Admittedly, statistical accounts that are outside the error-statistical family (classical likelihood and Bayesian accounts obeying the Likelihood Principle**) need other ways to take account of selection effects, and that’s fine–just tell users what they are, and don’t allow stat communicators to suggest it’s no problem for them.
The fourth of the ASA’s principles on p-values states: “Proper inference requires full reporting and transparency”. Is this meant only for p-values or for all statistical inferences? The ASA statement on p-values doesn’t say. Of course “full reporting” and “transparency” alone aren’t specific enough to point to the need to report sampling plans, data-dependent subgroups, multiple testing and the like, but we should be less worried if an inference account grants this much rather than suggesting significance tests embody strange rules like knowing if the researcher selectively reported.
*There are contexts wherein error probabilities are not influenced–e.g., explaining a known effect with instruments with known reliability.
**Many/some Bayesians (e.g., Gelman) have come to reject the LP, and this maybe a promising way to bridge the different statistical schools.

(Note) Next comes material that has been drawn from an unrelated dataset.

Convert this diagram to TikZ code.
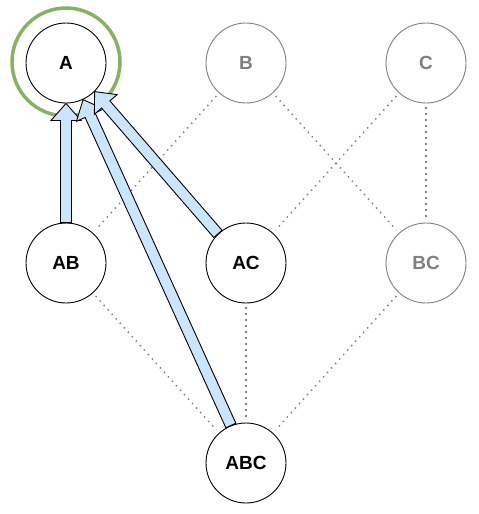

Thank you for the suggested modification to the Nuzzo piece, Mayo.
Another of her pieces is this 2014 bit, which you commented on previously (March 22, 2014).
https://www.nature.com/news/scientific-method-statistical-errors-1.14700
” According to one widely used calculation, a P value of 0.01 corresponds to a false-alarm probability of at least 11%, depending on the underlying probability that there is a true effect; a P value of 0.05 raises that chance to at least 29%.”
Loose discussion of statistical principles yields muddled understanding of how to assess error statistical evidence. Nuzzo needs to read your book!